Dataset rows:

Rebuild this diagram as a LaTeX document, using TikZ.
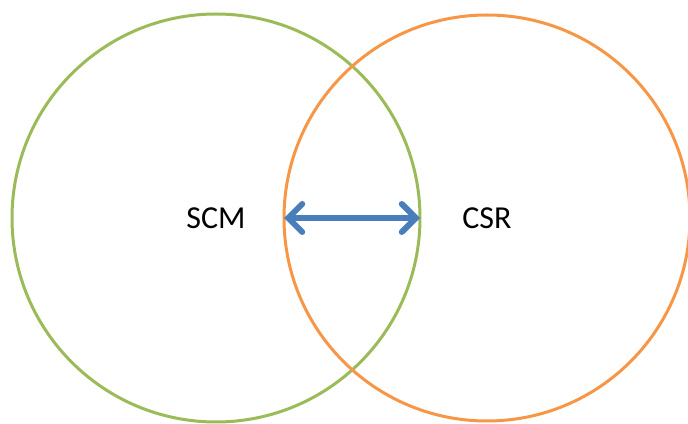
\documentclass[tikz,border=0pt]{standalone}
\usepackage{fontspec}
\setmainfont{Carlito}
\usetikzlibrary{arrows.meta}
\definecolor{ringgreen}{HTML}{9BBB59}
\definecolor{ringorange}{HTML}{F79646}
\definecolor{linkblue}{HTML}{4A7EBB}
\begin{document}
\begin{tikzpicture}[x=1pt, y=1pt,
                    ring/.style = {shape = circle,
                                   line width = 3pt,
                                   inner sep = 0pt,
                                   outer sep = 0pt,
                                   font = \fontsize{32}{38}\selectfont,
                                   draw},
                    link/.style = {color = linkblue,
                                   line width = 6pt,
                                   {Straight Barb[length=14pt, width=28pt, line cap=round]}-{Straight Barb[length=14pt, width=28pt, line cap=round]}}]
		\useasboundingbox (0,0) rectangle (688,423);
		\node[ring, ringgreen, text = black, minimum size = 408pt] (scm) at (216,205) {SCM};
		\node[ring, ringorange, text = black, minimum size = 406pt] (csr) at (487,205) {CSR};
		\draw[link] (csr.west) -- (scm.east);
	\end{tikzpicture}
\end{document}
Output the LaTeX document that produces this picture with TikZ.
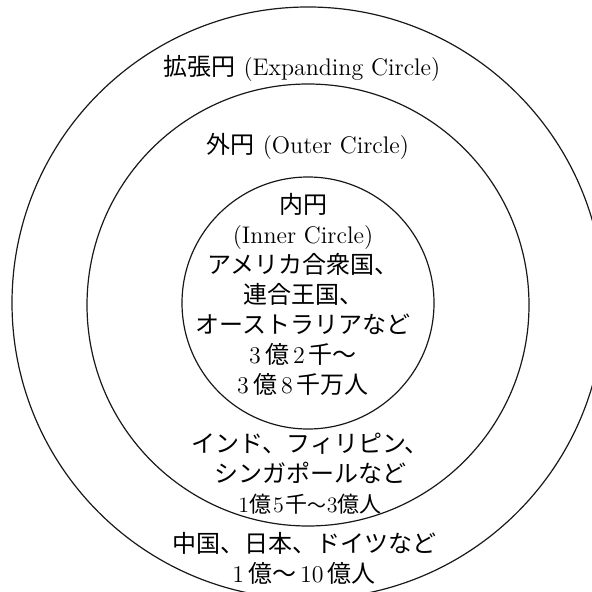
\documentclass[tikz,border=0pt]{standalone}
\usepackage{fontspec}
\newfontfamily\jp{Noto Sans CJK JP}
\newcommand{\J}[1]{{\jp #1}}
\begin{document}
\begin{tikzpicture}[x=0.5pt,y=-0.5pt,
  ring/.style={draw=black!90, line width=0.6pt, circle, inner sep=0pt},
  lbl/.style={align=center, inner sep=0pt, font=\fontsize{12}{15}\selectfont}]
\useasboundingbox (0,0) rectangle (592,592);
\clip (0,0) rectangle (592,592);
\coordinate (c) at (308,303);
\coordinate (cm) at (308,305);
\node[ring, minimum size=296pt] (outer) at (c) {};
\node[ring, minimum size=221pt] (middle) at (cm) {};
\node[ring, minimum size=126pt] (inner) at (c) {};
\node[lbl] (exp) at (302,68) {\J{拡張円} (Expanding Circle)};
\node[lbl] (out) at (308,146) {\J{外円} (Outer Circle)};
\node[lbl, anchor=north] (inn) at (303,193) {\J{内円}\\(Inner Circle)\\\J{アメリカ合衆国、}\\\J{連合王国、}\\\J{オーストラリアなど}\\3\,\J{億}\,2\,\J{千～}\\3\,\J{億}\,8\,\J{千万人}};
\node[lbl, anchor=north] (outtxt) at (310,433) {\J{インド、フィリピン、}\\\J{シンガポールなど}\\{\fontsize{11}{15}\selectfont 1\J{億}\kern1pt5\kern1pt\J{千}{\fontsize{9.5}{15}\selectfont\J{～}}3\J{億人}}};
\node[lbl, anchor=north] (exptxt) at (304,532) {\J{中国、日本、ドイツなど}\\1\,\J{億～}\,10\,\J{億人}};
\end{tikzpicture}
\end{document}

### Work required
Look through the entries above; copy every line holding the string "LaTeX".

### Solution to this task
Rebuild this diagram as a LaTeX document, using TikZ.
Output the LaTeX document that produces this picture with TikZ.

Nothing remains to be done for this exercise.